Österreich-Premiere von Sondheims Beziehungsdrama „Follies“

Die Volksoper Wien wagt sich an eines von Stephen Sondheims Meisterwerken: „Follies“, das 1971 weitere Musicalgiganten wie Regisseur Harold Prince und Choreograf Michael Bennett vereinte und bis heute als eine der meistdiskutierten Shows des Genres gilt. Für Diskussionen unter den Sondheim-Fans würde diese Produktion wohl einiges hergeben.

Wien, 2055: Die Volksoper wird abgerissen, muss einem Parkhaus Platz machen. Der ehemalige Direktor Dmitri Weisman lädt seine Darsteller und Tänzer von vor 30 Jahren noch einmal zu einem letzten Treffen ein. Neben einigen einstigen Special Acts und Nebendarstellern finden sich auch zwei Ehepaare ein, die bereits früher miteinander abhingen: Einerseits Phyllis und Ben, die sich mittlerweile nur mehr in größter Abneigung zugetan sind, und andererseits Buddy mit Sally, die den Erfolgsmenschen Ben immer noch anhimmelt, während Buddy am Geistesverfall seiner geliebten Frau immer mehr verzweifelt.

Statt den 70er und 30er Jahren wie im Original gibt es also einen Zeitensprung um knapp 50 Jahre, dazu noch einen neuen Handlungsort mit unzähligen Anspielungen auf das Österreich von heute. Durch diese Verschiebung besteht überhaupt kein Bezug mehr zu den „Ziegfeld Follies“, die als Anregung für die Sondheim-Hommagen an Cole Porter, Kurt Weill, Jerome Kern oder Harold Arlen dienten.  Auch rätselhaft: Warum haben österreichische bzw. deutsche Charaktere durchwegs amerikanische Namen?

Aber „Follies“ war immer eine Show, in der Zeit und Raum nur lose Elemente darstellten, schließlich werden die Hauptfiguren auch immer mit ihrem 30 Jahre jüngeren Ich konfrontiert. Dazu kommen geisterhafte Showgirls, die oft aus dem Nichts über die Bühne schweben. Regisseur Martin G. Berger (auch für die Übersetzung zuständig, die Songs wurden eingedeutscht) wollte offenbar durch die Änderungen noch einen draufsetzen, wobei das Buch von James Goldman über die Jahre ohnehin immer wieder abgeändert wurde. Die Basis in Wien dürfte die Londoner Fassung von 1987 sein, der Songkatalog ist aber bis auf das fehlende „Bolero d’Amour“ der aus New York.

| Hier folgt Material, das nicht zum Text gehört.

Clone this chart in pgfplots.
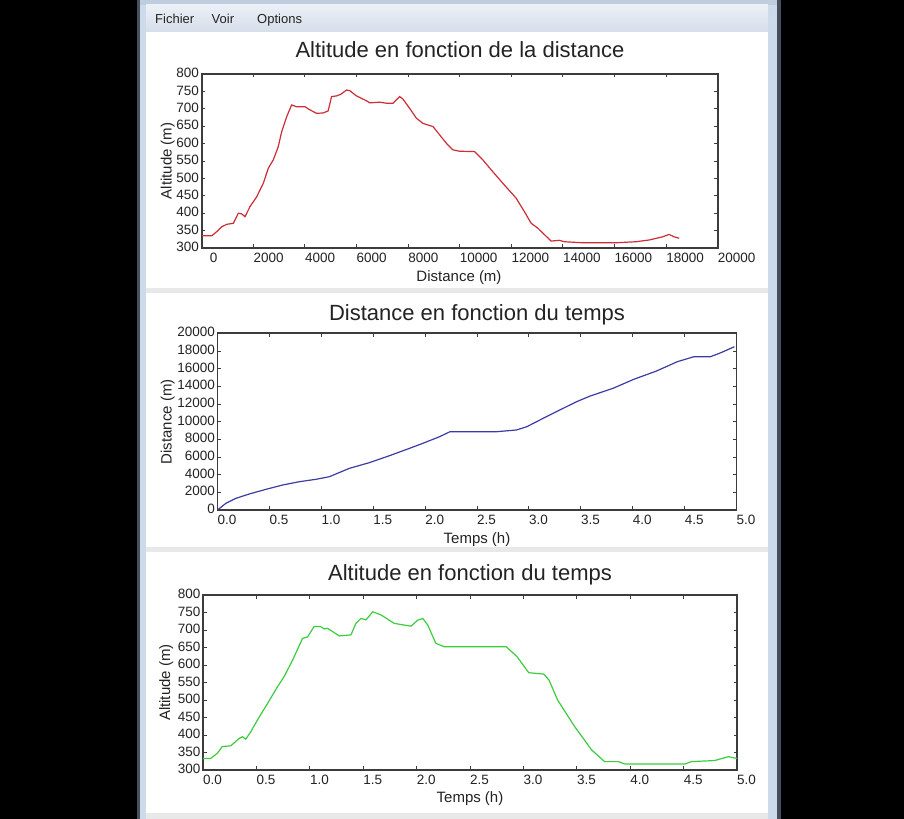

Vor allem am Show-Ende kommen die Nummern der vier Protagonisten ungewöhnlich daher, was darin gipfelt, dass Drew Sarich als Ben bei seiner „Leben, Lachen, Lieben“-Nummer in einem Astronautenanzug Münchhausen-mäßig vom Dach abgeseilt wird! Nur eine von vielen verwegenen Ideen, die Berger, Alexander Djurkov Hotter (Kostüme) und Sarah-Katharina Karl (Bühne) mit unzähligen Video-Einspielungen (Vincent Stefan) zu einer nicht alltäglichen „Follies“-Inszenierung nutzen.

Die Besetzung? Vom Feinsten! Drew Sarich (diesmal mit Toupet) ist ein passend gefühlskalter Ben, Bettina Mönch (als wohl erste Phyllis auch oben ohne zu sehen) explodiert vor allem im zweiten Akt, als sie die Fehler ihrer Jugend vor Augen geführt bekommt. Peter Lesiak gibt seinen Buddy rollengerecht zwischen amikal und verzweifelt. Ruth Brauer-Kvam, die sich zu Beginn aus unerfindlichen Gründen als „Sarah“ bezeichnet, muss damit leben, dass ihre Kostüme scheußlich ausgefallen sind – Sally mag geistig verwirrt sein, aber nicht unbedingt unattraktiv.

Das Ensemble könnte das jüngste der „Follies“-Geschichte sein, sodass einige Rollen beim Zurückrechnen über 30 Jahre wohl als Kinderdarsteller auf der Bühne standen. Bestes Beispiel dafür: Julia Koci gibt als Hattie ihr „Broadway Baby“ nicht wie gewohnt als Seniorin, sondern als immer noch jugendliche Vierzigerin. Aber auch hier könnte eben Zeit nur ein fließendes Etwas darstellen. Zu Recht mit großem Applaus bedacht: „Bin noch hier“ von Sona MacDonald als Carlotta und Stefanie Dietrichs „Wer ist die denn?“ als Stella.

Überflüssig zu sagen: Das riesige Orchester von Michael Papadopoulos wird den Sondheim-Melodien in der Orchestrierung von Jonathan Tunick mehr als nur gerecht, Broadway-Besucher wären einen so prall gefüllten Orchestergraben gar nicht mehr gewohnt. Die Show selbst mit ihren vielen exotischen Ideen würde in den USA die Sondheim-Gemeinde wohl ziemlich spalten, während es als Österreich-Premiere keine Vergleichswerte gibt.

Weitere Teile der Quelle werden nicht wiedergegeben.